### What you will do
Within the data that follows, set down exactly the lines from the one containing "Rebuild this chart" through the one containing "from matplotlib.ticker import FuncFormatter", both ends included.

### Data to process
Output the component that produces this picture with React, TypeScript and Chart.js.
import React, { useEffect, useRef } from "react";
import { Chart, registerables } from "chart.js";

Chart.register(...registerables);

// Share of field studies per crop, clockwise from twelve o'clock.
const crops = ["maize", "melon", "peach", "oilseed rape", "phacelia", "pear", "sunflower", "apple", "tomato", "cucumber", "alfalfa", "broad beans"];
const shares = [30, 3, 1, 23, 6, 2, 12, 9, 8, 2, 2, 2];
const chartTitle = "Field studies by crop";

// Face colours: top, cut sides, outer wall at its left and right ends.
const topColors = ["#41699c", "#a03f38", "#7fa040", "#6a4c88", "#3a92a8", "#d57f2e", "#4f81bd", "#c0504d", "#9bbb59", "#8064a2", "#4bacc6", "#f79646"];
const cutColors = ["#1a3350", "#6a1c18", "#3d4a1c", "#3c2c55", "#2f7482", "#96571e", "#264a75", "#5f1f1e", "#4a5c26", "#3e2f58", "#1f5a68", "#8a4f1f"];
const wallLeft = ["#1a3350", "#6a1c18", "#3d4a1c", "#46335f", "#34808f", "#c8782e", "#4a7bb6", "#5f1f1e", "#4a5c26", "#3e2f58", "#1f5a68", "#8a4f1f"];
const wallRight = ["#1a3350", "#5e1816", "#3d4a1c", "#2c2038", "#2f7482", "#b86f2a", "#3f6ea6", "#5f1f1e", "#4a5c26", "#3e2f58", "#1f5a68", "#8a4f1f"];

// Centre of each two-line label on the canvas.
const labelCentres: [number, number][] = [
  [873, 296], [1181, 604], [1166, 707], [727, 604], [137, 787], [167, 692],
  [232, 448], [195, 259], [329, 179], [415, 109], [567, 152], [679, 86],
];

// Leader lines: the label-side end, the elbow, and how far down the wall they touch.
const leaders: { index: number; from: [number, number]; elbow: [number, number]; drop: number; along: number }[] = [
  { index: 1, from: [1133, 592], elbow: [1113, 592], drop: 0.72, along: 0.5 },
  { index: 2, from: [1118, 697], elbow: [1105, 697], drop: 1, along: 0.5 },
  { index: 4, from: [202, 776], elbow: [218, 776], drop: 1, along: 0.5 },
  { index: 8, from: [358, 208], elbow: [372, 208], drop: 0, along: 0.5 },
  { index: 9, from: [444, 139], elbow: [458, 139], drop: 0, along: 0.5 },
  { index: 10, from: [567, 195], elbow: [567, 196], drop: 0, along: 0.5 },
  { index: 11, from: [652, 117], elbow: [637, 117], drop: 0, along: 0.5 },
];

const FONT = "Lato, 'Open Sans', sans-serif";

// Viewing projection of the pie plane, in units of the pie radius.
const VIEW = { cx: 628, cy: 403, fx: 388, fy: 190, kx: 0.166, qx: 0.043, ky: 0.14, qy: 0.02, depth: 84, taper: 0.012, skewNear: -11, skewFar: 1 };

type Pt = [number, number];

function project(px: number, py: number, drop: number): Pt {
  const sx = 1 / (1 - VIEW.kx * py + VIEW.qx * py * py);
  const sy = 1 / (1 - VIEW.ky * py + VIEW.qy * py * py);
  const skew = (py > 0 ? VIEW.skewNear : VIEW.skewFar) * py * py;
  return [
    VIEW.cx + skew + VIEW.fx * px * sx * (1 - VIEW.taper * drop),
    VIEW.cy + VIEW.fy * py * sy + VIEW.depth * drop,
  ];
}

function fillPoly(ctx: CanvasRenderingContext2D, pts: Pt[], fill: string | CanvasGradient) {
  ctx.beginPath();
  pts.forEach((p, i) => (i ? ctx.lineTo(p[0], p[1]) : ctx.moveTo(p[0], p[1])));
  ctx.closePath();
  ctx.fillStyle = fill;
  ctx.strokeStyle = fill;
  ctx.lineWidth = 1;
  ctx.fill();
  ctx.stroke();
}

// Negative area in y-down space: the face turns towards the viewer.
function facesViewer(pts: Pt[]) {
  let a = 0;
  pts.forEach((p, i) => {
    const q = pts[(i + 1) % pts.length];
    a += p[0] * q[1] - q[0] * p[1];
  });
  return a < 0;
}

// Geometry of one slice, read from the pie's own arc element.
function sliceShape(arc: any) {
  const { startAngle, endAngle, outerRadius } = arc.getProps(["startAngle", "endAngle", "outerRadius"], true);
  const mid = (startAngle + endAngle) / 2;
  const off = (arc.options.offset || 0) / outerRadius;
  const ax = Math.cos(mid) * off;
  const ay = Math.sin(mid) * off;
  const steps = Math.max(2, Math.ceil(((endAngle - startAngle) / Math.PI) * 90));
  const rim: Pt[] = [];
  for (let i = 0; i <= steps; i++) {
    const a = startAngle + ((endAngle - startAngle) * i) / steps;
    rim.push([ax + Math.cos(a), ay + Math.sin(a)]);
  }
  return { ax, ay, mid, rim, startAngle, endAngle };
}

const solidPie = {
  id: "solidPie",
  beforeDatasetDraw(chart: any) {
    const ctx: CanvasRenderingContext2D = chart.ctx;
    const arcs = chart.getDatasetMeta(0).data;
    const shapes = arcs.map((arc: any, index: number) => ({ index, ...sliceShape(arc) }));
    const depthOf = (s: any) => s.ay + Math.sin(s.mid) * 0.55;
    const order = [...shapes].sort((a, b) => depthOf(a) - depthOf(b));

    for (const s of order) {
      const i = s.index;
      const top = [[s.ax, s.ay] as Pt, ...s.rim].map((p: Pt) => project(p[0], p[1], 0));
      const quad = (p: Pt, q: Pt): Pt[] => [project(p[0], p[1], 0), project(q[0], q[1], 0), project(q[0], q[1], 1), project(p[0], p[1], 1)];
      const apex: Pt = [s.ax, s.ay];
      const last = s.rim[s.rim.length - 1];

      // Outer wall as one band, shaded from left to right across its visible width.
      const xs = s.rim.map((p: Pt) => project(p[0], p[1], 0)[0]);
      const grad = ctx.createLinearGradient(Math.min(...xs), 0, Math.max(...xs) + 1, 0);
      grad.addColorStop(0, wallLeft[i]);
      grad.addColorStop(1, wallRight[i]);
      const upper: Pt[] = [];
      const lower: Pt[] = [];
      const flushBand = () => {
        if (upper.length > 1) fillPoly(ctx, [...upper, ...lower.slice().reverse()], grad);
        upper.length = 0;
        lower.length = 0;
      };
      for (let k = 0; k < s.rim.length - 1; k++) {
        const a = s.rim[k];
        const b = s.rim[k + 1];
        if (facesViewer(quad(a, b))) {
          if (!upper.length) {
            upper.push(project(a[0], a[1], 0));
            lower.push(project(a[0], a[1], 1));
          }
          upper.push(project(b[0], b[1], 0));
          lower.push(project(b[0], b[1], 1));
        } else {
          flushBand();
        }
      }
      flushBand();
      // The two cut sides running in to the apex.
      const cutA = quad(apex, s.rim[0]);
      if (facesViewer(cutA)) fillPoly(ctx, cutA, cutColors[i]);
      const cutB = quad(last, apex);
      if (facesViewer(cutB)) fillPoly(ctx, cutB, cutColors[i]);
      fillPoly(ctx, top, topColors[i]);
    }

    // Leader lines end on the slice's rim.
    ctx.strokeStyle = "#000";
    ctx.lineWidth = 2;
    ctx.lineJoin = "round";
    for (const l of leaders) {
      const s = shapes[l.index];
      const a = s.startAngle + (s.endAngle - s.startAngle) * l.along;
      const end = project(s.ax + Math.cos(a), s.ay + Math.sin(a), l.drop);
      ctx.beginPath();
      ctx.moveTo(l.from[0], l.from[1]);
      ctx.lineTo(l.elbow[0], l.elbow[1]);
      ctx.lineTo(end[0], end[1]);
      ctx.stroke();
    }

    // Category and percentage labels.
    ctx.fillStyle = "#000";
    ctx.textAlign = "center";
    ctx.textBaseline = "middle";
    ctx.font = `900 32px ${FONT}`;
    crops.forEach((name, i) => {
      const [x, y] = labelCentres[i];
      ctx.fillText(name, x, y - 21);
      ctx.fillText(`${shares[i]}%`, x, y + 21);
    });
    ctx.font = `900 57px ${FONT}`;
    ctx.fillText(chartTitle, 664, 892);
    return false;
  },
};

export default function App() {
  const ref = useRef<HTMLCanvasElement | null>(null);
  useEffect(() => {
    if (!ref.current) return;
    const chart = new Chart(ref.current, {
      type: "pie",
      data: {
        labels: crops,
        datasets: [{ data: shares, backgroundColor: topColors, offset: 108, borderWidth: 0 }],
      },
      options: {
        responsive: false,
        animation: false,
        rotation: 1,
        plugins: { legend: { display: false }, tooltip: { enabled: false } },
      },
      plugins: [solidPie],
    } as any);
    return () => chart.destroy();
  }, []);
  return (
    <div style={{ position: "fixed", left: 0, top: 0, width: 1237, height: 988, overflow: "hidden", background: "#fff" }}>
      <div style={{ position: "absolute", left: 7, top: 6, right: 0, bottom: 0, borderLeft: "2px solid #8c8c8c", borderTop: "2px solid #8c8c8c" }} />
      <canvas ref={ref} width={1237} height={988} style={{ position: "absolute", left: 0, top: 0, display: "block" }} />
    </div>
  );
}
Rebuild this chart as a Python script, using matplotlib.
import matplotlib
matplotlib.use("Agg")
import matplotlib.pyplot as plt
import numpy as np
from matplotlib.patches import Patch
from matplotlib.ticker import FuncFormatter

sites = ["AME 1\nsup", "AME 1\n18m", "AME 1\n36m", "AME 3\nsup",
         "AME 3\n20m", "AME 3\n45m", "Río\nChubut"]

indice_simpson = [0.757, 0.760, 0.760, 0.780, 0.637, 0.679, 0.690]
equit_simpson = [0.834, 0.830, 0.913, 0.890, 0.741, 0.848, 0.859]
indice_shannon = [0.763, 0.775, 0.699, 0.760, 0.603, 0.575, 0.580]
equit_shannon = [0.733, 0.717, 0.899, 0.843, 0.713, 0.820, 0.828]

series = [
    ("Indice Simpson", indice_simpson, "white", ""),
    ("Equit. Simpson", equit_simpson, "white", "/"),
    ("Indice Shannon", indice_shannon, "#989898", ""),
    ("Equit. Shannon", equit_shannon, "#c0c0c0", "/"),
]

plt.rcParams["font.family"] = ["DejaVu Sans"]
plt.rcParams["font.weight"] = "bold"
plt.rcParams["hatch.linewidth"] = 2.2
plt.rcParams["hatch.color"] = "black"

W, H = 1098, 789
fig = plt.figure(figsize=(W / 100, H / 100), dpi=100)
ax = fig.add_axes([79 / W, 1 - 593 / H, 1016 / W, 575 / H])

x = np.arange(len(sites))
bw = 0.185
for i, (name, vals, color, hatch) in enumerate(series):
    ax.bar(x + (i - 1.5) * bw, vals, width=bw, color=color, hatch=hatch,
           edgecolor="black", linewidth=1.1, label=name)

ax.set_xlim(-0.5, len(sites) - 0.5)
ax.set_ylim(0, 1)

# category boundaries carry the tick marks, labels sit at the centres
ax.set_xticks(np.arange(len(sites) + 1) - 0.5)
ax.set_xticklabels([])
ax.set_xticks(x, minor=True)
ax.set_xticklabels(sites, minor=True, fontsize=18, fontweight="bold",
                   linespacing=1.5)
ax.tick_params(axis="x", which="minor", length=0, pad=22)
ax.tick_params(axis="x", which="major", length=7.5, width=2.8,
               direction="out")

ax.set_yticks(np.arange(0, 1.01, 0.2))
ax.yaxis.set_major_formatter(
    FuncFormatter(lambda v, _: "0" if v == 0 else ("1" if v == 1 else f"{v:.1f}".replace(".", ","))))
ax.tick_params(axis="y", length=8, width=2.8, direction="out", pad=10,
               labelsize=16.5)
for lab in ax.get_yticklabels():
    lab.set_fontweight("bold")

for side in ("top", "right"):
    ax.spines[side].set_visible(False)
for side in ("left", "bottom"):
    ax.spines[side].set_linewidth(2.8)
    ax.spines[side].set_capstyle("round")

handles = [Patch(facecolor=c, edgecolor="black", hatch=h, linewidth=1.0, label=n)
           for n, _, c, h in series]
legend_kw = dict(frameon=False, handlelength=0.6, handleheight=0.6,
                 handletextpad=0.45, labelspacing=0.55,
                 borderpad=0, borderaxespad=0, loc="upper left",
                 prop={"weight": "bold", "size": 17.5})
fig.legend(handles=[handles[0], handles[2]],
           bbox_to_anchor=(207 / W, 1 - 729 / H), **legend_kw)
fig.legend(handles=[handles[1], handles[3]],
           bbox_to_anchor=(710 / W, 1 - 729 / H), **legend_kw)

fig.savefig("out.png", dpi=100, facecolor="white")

### Answer below
Rebuild this chart as a Python script, using matplotlib.
import matplotlib
matplotlib.use("Agg")
import matplotlib.pyplot as plt
import numpy as np
from matplotlib.patches import Patch
from matplotlib.ticker import FuncFormatter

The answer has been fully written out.